I’m also going to add these because they all stood out one way or another:
- The Secret Chord by Geraldine Brooks: A book for fans, thinkers and lovers of beautiful writing, The Secret Chord is one of the best books I’ve read this year. Brooks’ David startled, disappointed, surprised, challenged and saddened me – what more could I ask for in a character?
- The Japanese Lover by Isabel Allende: Reading this book was like unwrapping a gift, layer after layer of decorative paper to the finest tissue, to find the story’s heart inside.
- The Lake House by Kate Morton: There’s something incredibly romantic about big old houses, once-beautiful but now tangled old gardens, yellowing letters, haunting secrets, ghostly apparitions … they put me in a reader’s swoon every time.
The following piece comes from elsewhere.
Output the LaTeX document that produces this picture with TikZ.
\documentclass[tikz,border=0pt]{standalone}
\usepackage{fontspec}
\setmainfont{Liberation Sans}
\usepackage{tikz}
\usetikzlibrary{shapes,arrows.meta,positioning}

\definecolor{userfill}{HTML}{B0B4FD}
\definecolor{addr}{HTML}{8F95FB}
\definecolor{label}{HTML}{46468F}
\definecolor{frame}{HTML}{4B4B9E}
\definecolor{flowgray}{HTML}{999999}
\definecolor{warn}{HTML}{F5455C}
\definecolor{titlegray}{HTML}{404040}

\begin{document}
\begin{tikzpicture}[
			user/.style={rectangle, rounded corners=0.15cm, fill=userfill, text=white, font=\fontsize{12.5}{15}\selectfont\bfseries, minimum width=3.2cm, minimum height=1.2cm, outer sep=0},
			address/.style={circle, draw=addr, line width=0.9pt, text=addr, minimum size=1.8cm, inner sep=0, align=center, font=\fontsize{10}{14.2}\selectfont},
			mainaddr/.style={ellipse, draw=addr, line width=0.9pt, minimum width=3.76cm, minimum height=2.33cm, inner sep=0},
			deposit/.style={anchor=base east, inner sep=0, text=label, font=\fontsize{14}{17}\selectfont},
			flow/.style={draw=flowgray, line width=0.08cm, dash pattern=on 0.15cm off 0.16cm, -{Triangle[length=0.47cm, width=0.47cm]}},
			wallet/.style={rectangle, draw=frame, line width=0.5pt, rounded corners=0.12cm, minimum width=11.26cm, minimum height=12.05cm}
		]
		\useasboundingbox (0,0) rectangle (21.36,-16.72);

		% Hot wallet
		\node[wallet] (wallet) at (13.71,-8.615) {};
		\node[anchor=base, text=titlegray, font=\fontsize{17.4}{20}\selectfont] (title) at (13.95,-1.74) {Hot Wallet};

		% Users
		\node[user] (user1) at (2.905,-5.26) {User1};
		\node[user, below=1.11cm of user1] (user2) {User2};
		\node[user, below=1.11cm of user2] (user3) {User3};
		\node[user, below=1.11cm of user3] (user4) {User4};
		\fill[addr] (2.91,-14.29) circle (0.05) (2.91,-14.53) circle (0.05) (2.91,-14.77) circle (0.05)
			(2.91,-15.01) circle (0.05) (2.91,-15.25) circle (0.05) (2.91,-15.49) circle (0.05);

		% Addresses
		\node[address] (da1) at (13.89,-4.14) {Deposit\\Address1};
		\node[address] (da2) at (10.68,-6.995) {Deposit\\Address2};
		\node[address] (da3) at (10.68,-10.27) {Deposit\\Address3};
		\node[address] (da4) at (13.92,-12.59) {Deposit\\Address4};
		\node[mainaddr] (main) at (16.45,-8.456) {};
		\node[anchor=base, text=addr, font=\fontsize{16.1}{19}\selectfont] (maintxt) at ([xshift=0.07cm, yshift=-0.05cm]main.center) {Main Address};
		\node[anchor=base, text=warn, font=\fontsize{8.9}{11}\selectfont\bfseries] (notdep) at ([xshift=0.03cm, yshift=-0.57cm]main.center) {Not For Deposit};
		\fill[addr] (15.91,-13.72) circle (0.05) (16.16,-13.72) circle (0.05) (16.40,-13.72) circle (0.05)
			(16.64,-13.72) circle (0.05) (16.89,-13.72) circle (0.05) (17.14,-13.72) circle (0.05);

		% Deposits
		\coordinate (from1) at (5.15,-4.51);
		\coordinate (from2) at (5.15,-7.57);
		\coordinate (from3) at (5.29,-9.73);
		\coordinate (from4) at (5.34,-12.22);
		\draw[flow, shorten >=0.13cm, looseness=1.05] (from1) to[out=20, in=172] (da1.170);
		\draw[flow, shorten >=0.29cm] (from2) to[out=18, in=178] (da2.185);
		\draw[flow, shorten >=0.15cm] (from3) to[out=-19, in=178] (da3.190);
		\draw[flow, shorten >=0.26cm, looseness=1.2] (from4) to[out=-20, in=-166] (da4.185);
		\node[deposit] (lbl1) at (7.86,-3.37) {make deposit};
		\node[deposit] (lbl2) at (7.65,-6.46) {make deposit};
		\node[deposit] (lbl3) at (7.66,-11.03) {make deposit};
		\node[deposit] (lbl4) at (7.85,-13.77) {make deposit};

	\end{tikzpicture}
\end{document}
- The Beast’s Garden by Kate Forsyth: A wrenching tale of love, courage and standing up for what’s right, The Beast’s Garden had me in tears a number of times.
- Six Degrees by Honey Brown: I read this book in one sitting, completely drawn in by Brown’s honest storytelling, interesting and believable characters, and her insight into what is one of the fundamental aspects of the human experience.
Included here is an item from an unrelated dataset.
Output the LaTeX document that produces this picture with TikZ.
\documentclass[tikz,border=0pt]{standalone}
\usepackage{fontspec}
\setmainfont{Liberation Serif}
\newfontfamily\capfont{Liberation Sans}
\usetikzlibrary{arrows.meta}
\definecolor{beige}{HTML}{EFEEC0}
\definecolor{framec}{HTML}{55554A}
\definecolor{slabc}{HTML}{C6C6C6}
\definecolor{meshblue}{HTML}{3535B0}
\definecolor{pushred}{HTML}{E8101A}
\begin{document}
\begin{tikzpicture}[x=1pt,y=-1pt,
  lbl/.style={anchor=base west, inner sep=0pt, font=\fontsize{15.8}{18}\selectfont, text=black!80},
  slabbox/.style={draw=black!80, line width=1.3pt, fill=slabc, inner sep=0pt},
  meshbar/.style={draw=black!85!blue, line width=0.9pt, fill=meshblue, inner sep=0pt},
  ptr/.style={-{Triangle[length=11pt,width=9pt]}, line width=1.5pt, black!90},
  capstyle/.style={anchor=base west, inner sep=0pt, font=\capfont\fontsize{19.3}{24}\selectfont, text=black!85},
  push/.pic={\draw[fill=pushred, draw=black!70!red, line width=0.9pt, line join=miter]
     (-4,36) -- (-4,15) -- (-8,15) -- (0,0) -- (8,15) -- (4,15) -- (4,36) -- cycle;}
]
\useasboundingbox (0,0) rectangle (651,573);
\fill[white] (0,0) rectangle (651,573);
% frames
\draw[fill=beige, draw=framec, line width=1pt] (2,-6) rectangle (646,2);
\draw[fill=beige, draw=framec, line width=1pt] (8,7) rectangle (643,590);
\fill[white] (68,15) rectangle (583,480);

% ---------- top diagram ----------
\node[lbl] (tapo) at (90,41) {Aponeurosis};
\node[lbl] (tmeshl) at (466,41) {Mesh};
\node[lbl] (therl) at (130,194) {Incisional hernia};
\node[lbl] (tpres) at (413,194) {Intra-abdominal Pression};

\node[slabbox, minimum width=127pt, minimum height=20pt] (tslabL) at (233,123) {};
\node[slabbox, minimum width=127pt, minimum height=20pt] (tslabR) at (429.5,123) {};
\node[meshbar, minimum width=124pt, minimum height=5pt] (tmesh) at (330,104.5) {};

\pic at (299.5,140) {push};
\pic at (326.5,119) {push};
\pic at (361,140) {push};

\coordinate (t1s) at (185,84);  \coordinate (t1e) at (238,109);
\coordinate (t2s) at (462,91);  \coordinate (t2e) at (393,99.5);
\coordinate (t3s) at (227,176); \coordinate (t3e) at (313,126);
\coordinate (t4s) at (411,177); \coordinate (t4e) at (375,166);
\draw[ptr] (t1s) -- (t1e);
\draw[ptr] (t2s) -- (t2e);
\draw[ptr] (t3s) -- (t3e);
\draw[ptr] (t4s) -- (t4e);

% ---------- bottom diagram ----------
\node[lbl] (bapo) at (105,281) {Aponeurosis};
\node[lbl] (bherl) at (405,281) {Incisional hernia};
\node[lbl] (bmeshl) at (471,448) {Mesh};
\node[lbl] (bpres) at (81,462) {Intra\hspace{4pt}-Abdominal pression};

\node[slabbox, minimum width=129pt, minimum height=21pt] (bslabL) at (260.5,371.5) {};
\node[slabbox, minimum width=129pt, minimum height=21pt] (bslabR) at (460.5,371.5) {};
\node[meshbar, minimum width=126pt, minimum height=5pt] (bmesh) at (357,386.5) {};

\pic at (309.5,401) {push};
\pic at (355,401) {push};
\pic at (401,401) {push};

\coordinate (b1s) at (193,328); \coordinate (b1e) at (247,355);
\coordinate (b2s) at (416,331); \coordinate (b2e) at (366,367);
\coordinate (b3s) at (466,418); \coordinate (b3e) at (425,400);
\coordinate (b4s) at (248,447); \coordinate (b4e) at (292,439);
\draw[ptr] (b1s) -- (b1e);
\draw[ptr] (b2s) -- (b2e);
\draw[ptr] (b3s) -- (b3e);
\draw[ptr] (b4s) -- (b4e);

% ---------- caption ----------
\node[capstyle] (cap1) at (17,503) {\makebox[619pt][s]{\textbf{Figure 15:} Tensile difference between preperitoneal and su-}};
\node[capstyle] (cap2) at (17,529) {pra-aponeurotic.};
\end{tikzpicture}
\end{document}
- Love at First Flight by Tess Woods: I enjoy books that make me think, books that turn stereotypes upside down … and that’s exactly what Love at First Flight did. I’m keen to see what Woods comes up with next.
- The Soldier’s Wife by Pamela Hart: Set in Sydney during World War I, The Soldier’s Wife brings to life a love story threatened by war and uncertainty, but driven by hope, passion and perseverance.
Joan London’s The Golden Age, Michael Robothom’s Close Your Eyes, Hester and Harriet by Hilary Spiers, The Words in my Hand by Guinevere Glasfurd, Julian Leatherdale’s Palace of Tears, Naked by Eliza Redgold, Undermajordomo Minor by Patrick de Witt and Fredrik Backman’s My Grandmother Sends Her Regards and Apologises were also in my ‘loved’ them pile.
Of my total reviewed books, sixty of them count towards the Australian Women Writers Challenge 2015, though I haven’t been as faithful as usual in recording them on the challenge website.